For Kenya, some say the best course of action is obvious: Kenya should withdraw its forces currently deployed in Somalia as part of multinational efforts to fight al-Shabaab.
But Rashid Abdi, a Nairobi-based expert on al-Shabaab with the NGO International Crisis Group, told The Guardian that while Kenyans withdrawing from Somalia would “remove a big reason why al-Shabaab like to strike Kenya”, the group “would still find another reason”.
“They see Nairobi with its big western presence as a bastion of the west,” Abdi added.
Furthermore, corruption at the Somali-Kenya border remains a significant problem, with The East African news website reporting that police officers let five al-Shabaab suicide bombers into the country in February 2018 after receiving bribes.
According to a UN report from early last year, Kenyan security forces routinely accept cash bribes from as low as 2,000 Kenyan shillings (£15) from militants to wave them through.
The BBC reports that military operations by the African Union (AU) in Somalia are “weakening” al-Shabaab, but adds that the group is still able to carry out suicide attacks and has regained control of some towns.

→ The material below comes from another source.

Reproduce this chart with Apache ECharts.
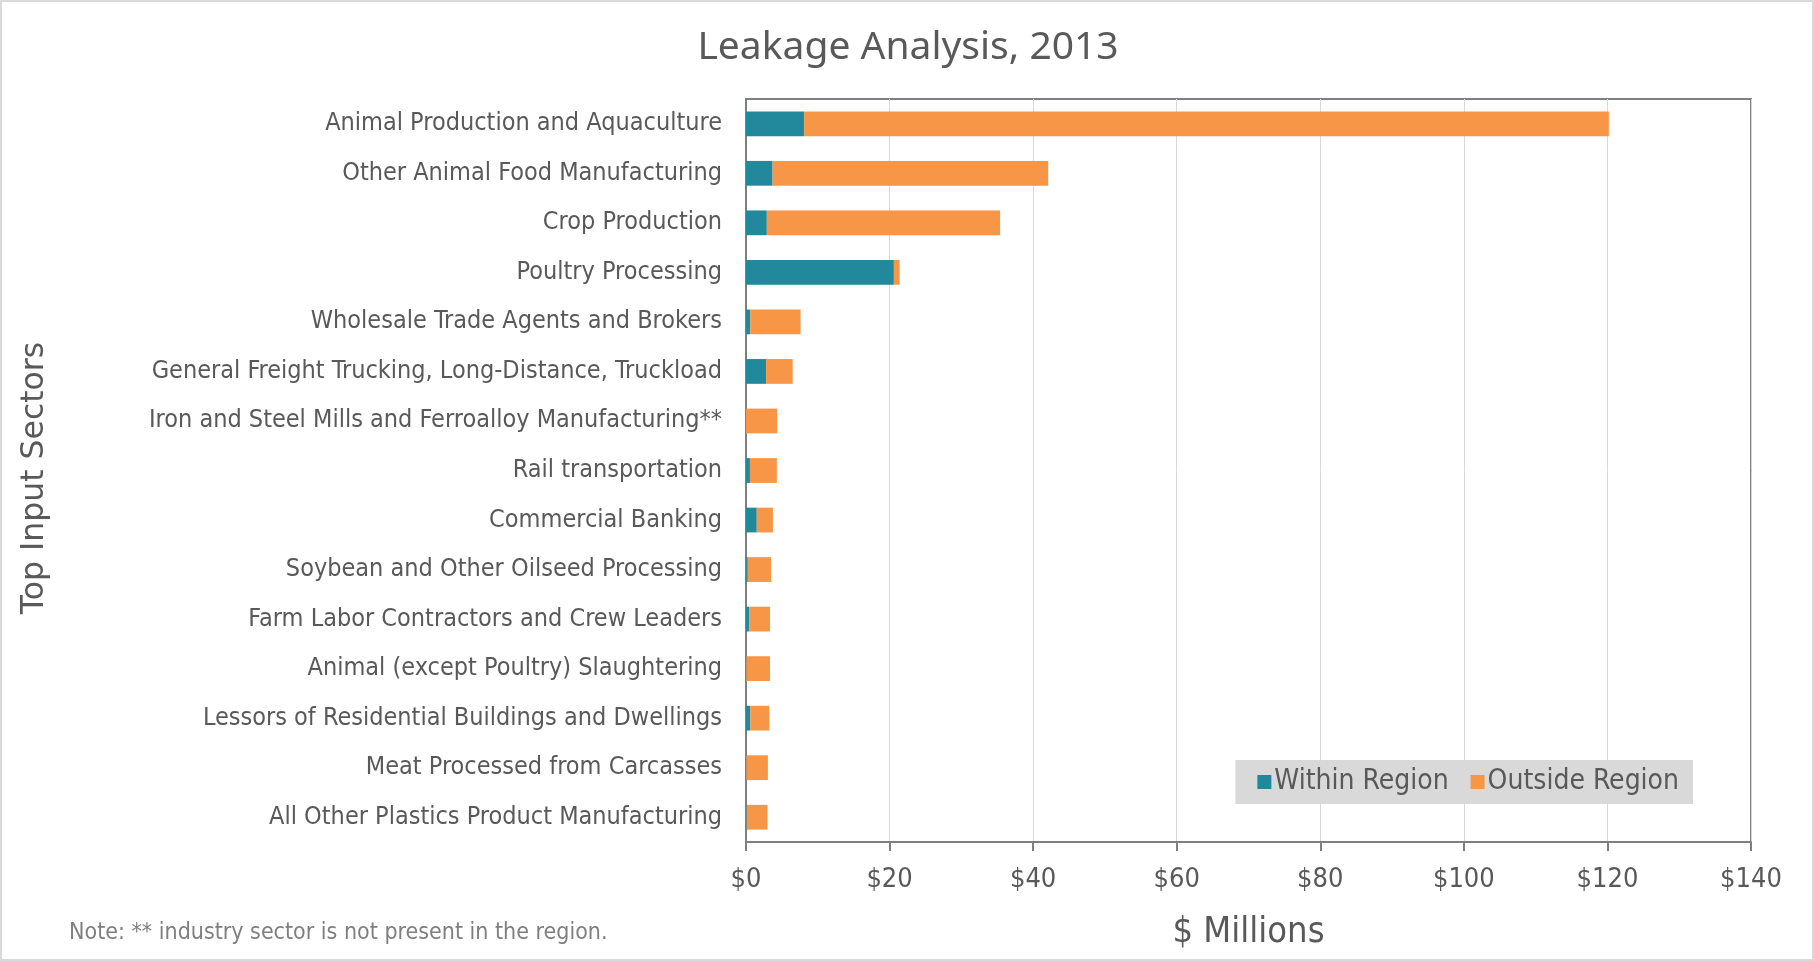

The broadcaster also reports that the AU has reduced its troop presence in the country by around 2,000 over the past year following “a cut in funding by the European Union (EU), amid allegations of corruption within the AU force”, made up of troops from Uganda, Burundi, Kenya, Ethiopia and Djibouti.
Despite allegations that the remaining Somali soldiers are “poorly trained and equipped” to defeat the group, the Somali government insists al-Shabaab are fading fast and currently suffers from a lack of funds and manpower.
According to The Guardian, this has forced the group to impose unpopular taxes on local communities that fall under its de facto control.
But a recent National Terrorist Financing Risk Assessment by the US government also found that some US-based al-Shabaab fundraisers have continued to pour money into the group by “explicitly solicit[ing] funds for al-Shabaab’s terrorist activities”, while others have “used false charitable pretenses and then diverted the funds to al-Shabaab”.